Most navigation technologies leverage a Gaussian assumption to make the mathematics easy and compute quickly. Unfortunately, the downside is loss of information anytime you run an optimization solve. This has a number of consequences including limiting the amount of noise you can accept in your sensors, the types of sensors, the ways to combine different sensor data or even non-sensor data. It also filters out some very real probablistic information about uncertainty as it assumes the result will only have a single mode. Multi-modal solutions open the doors for a multitude of improves compared to the state-of-the-art.

Learn more about the value of non-Gaussian methods.

### Multi-sensor

Sensor data fusion is a difficult problem in it’s own right. By leveraging Bayes Trees, our technology supports a wide range of sensor error distributions and build specifically for fusing differing probability distributions into a single belief during our solve phase. This enables significant improvements in the ability for redundancy and robustness as adding a sensor to the system is trivial and if a sensor fails the navigation software will do it’s best without it.

Learn more about how Bayes trees make this all possible.

### Factor graph

The factor graph improves upon other methods such as Kalman filters and particle filters. Whereas these other methods require some understanding of the dynamic system to which they are applied, factor graphs allow for a generic representation of the state and constraints. Mathematically, the factor graph is a bipartite graph which encourages such constructs as loop closures. By choosing this construct, our technology can better reduce temporal probability explosion and improve on robustness.

Deep dive into the fundamentals of graph construction.

Learn more about why graphs instead of filters.

## Distributed

### Edge Intelligence

Running navigation intelligence as close as possible to the machine reduces latency and allows for maximal realtime responses. Therefore, our technology is build on Julia language with precompile options in order to achieve performance on the order of C. Our technology also fully supports x86 and ARM out of the box for fully Edge computing capability.

### Cloud Sync

Even though all of the code can be run on the edge, often the computation power can be limited (ie Raspberry PI). For larger jobs, our technology supports one and two way cloud sync. This allows real time processing on the most recent or relevant data while the cloud can process a larger history and update the edge real time. If connectivity is poor or unavailable, our technology supports delayed sync whenever connectivity is re-established. In applications where multiple machines need to run navigation together, the cloud can be leveraged as a swarm system. Lastly, as data becomes available in the cloud, a multitude of post-processing and developer workflows can be enabled even if the edge machines do not require real time communication or are offline.

### Analysis Anywhere

Developing an application on-machine or on-site can be difficult. Our technology has been designed to decouple data collection from analysis. After syncing data to the cloud, you can rerun your on-machine events to experiment with different settings, visualize your current data, and persist data long term for production monitoring and maintenance.

## How it works

### Assemble

Machines generate all sorts of data from odometry, to video, to radar scanning. The first step is to collect and model that data in a way that is reusable and contextual. Our technology leverages the factor graph for this.

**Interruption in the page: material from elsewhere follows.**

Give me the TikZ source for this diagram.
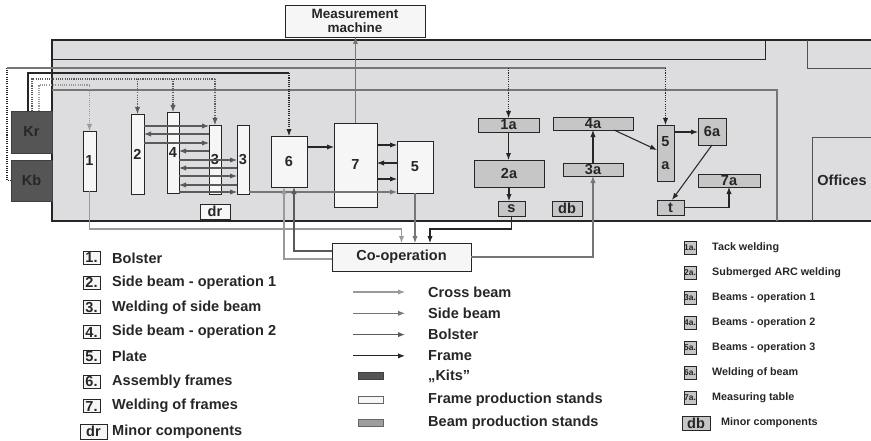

The factor graph allows a model of the system to be generated such that state probabilities can be stored long term without losing temporal or spatial context. The two main concepts are the variable and the factor. The variables store the state and the factors the constraints to that state. For example, the state might be the position of a car at 10:00am and at time 11:00am. This requires two variables one for each time. The constraint might be that we believe the car moved 25 km down the road. That would require one factor that is dependent on the two variables. You can continue to develop this for as many variables and constraints as you want to generate the factor graph. Mathematically this type of graph is a bipartite graph which allows, and in fact encourages, loop closures.

### Solve

After assembling the factor graph, a solver must review the graph and determine the optimized values for the variables to most accurately represent the constraints. Typical naive methods use least squares optimization based on Gaussian probabilities for the variables and factors. Our technology leverages multimodal incremental smoothing and mapping (MM-iSAMv2). The solver algorithm can leverage all or some of the information available to make its best guess of the variable values, however the more information you use the more accurate the result, but the more compute it requires. This is why our solver is designed in such a way to encourage running only the most recent and relevant parts of the graph on the edge but a more expansive portion in the cloud. When we want to update the cloud, we can summarize the effects of the parts of the graph the edge is not using by passing back a marginal from the more comprehensive cloud solve. Current methods for generating this marginal summarize via a Gaussian assumption which eliminates significant information from the summary. Our technology does not make this assumption so our summary is more valid than other methods.

Learn more about MM-iSAMv2.

Learn more about how Bayes trees make this all possible.

### Analyze

After all is said and done the information is stored incrementally in the factor graph. This allows you to analyze the state of all the variables and their optimizations at any point in time of the factor graph assembly or solve cycles. Likewise, data can be added to the graph while solving so you can track all the updates after the fact by rerunning and analyzing the results. NavAbility has built an intuitive app on top of the core technology to surface this capability for you easily on the web or on mobile. By storing data in the cloud, you have long term persistence which can be use forever, wherever for post-processing or development workflows.